Provided material =
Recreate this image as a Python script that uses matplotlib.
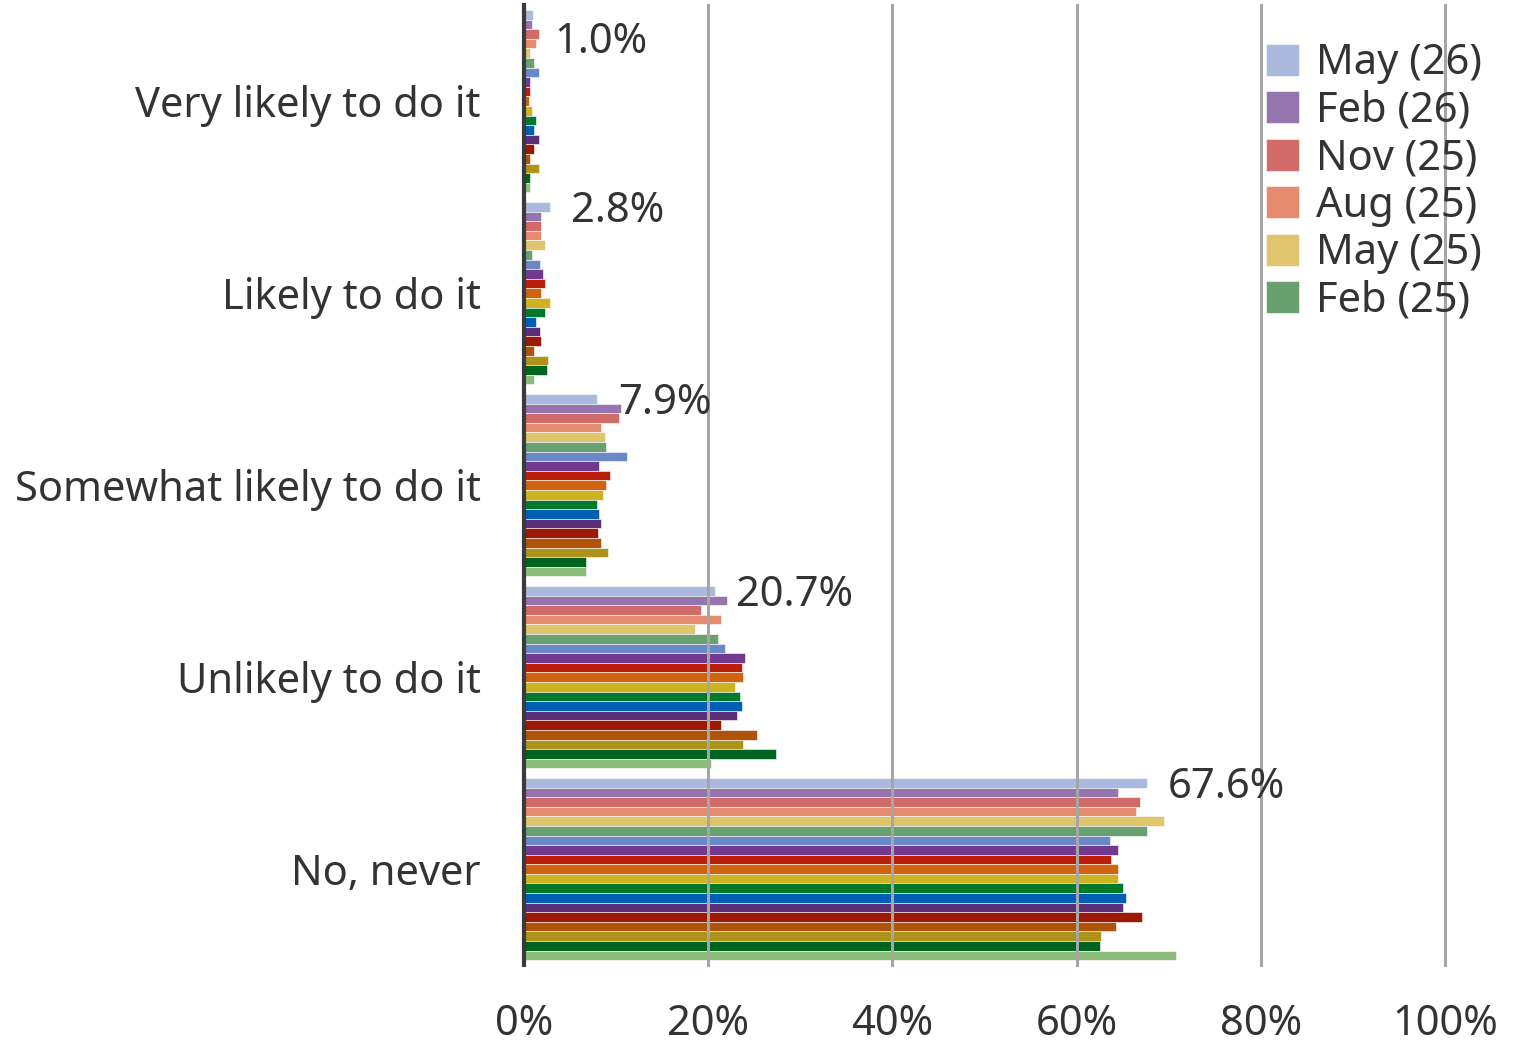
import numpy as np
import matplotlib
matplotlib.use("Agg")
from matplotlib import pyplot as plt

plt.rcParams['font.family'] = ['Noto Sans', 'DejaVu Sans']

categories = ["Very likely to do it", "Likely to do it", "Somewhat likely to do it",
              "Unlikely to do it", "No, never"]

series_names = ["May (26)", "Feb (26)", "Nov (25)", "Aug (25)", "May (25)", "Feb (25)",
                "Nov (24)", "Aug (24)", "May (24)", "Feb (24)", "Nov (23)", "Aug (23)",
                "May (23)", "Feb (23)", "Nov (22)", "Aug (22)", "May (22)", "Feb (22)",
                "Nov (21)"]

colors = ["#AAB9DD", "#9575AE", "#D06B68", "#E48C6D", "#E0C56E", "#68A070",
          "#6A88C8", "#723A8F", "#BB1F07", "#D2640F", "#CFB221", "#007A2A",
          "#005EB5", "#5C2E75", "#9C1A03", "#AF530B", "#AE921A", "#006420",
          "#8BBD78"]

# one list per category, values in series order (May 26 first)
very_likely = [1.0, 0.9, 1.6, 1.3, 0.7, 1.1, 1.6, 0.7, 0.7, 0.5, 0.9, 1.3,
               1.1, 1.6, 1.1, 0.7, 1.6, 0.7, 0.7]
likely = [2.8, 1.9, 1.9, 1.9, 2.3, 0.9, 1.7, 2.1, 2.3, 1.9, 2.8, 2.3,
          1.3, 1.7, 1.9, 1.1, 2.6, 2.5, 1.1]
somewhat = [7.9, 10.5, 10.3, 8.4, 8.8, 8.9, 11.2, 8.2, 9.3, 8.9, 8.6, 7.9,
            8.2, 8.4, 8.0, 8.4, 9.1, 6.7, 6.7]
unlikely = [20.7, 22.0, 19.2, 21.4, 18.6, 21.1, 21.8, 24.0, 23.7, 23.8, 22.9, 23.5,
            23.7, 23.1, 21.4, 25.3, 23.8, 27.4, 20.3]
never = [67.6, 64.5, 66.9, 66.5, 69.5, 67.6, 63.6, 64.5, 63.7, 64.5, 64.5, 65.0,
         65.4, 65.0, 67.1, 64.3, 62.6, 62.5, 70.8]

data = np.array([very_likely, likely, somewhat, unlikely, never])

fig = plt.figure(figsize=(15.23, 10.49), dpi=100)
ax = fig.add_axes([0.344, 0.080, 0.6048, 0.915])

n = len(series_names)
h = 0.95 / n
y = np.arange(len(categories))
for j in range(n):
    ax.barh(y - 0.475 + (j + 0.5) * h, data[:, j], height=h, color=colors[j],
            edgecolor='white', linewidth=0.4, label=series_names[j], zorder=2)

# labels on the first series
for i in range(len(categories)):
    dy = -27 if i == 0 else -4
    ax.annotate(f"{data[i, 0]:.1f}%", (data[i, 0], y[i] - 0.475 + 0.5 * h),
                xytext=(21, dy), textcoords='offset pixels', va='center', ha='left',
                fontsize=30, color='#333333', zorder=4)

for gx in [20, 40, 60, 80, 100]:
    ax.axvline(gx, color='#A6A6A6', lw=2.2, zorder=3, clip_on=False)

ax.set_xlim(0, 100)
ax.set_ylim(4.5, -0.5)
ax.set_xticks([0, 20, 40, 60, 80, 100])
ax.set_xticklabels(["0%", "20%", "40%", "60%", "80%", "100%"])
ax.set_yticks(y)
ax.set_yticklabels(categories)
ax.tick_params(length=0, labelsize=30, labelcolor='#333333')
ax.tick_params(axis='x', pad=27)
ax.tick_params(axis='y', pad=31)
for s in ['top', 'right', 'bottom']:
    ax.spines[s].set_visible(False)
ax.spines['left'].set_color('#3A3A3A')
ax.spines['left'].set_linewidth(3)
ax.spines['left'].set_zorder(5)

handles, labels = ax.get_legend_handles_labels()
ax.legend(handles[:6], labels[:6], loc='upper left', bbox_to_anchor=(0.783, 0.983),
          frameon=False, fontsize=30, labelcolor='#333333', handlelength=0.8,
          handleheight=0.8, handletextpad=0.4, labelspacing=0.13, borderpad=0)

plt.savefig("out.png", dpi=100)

Job = Transcribe all the data word for word; the images stay out.

Result of this task =
Recreate this image as a Python script that uses matplotlib.
import numpy as np
import matplotlib
matplotlib.use("Agg")
from matplotlib import pyplot as plt

plt.rcParams['font.family'] = ['Noto Sans', 'DejaVu Sans']

categories = ["Very likely to do it", "Likely to do it", "Somewhat likely to do it",
              "Unlikely to do it", "No, never"]

series_names = ["May (26)", "Feb (26)", "Nov (25)", "Aug (25)", "May (25)", "Feb (25)",
                "Nov (24)", "Aug (24)", "May (24)", "Feb (24)", "Nov (23)", "Aug (23)",
                "May (23)", "Feb (23)", "Nov (22)", "Aug (22)", "May (22)", "Feb (22)",
                "Nov (21)"]

colors = ["#AAB9DD", "#9575AE", "#D06B68", "#E48C6D", "#E0C56E", "#68A070",
          "#6A88C8", "#723A8F", "#BB1F07", "#D2640F", "#CFB221", "#007A2A",
          "#005EB5", "#5C2E75", "#9C1A03", "#AF530B", "#AE921A", "#006420",
          "#8BBD78"]

# one list per category, values in series order (May 26 first)
very_likely = [1.0, 0.9, 1.6, 1.3, 0.7, 1.1, 1.6, 0.7, 0.7, 0.5, 0.9, 1.3,
               1.1, 1.6, 1.1, 0.7, 1.6, 0.7, 0.7]
likely = [2.8, 1.9, 1.9, 1.9, 2.3, 0.9, 1.7, 2.1, 2.3, 1.9, 2.8, 2.3,
          1.3, 1.7, 1.9, 1.1, 2.6, 2.5, 1.1]
somewhat = [7.9, 10.5, 10.3, 8.4, 8.8, 8.9, 11.2, 8.2, 9.3, 8.9, 8.6, 7.9,
            8.2, 8.4, 8.0, 8.4, 9.1, 6.7, 6.7]
unlikely = [20.7, 22.0, 19.2, 21.4, 18.6, 21.1, 21.8, 24.0, 23.7, 23.8, 22.9, 23.5,
            23.7, 23.1, 21.4, 25.3, 23.8, 27.4, 20.3]
never = [67.6, 64.5, 66.9, 66.5, 69.5, 67.6, 63.6, 64.5, 63.7, 64.5, 64.5, 65.0,
         65.4, 65.0, 67.1, 64.3, 62.6, 62.5, 70.8]

data = np.array([very_likely, likely, somewhat, unlikely, never])

fig = plt.figure(figsize=(15.23, 10.49), dpi=100)
ax = fig.add_axes([0.344, 0.080, 0.6048, 0.915])

n = len(series_names)
h = 0.95 / n
y = np.arange(len(categories))
for j in range(n):
    ax.barh(y - 0.475 + (j + 0.5) * h, data[:, j], height=h, color=colors[j],
            edgecolor='white', linewidth=0.4, label=series_names[j], zorder=2)

# labels on the first series
for i in range(len(categories)):
    dy = -27 if i == 0 else -4
    ax.annotate(f"{data[i, 0]:.1f}%", (data[i, 0], y[i] - 0.475 + 0.5 * h),
                xytext=(21, dy), textcoords='offset pixels', va='center', ha='left',
                fontsize=30, color='#333333', zorder=4)

for gx in [20, 40, 60, 80, 100]:
    ax.axvline(gx, color='#A6A6A6', lw=2.2, zorder=3, clip_on=False)

ax.set_xlim(0, 100)
ax.set_ylim(4.5, -0.5)
ax.set_xticks([0, 20, 40, 60, 80, 100])
ax.set_xticklabels(["0%", "20%", "40%", "60%", "80%", "100%"])
ax.set_yticks(y)
ax.set_yticklabels(categories)
ax.tick_params(length=0, labelsize=30, labelcolor='#333333')
ax.tick_params(axis='x', pad=27)
ax.tick_params(axis='y', pad=31)
for s in ['top', 'right', 'bottom']:
    ax.spines[s].set_visible(False)
ax.spines['left'].set_color('#3A3A3A')
ax.spines['left'].set_linewidth(3)
ax.spines['left'].set_zorder(5)

handles, labels = ax.get_legend_handles_labels()
ax.legend(handles[:6], labels[:6], loc='upper left', bbox_to_anchor=(0.783, 0.983),
          frameon=False, fontsize=30, labelcolor='#333333', handlelength=0.8,
          handleheight=0.8, handletextpad=0.4, labelspacing=0.13, borderpad=0)

plt.savefig("out.png", dpi=100)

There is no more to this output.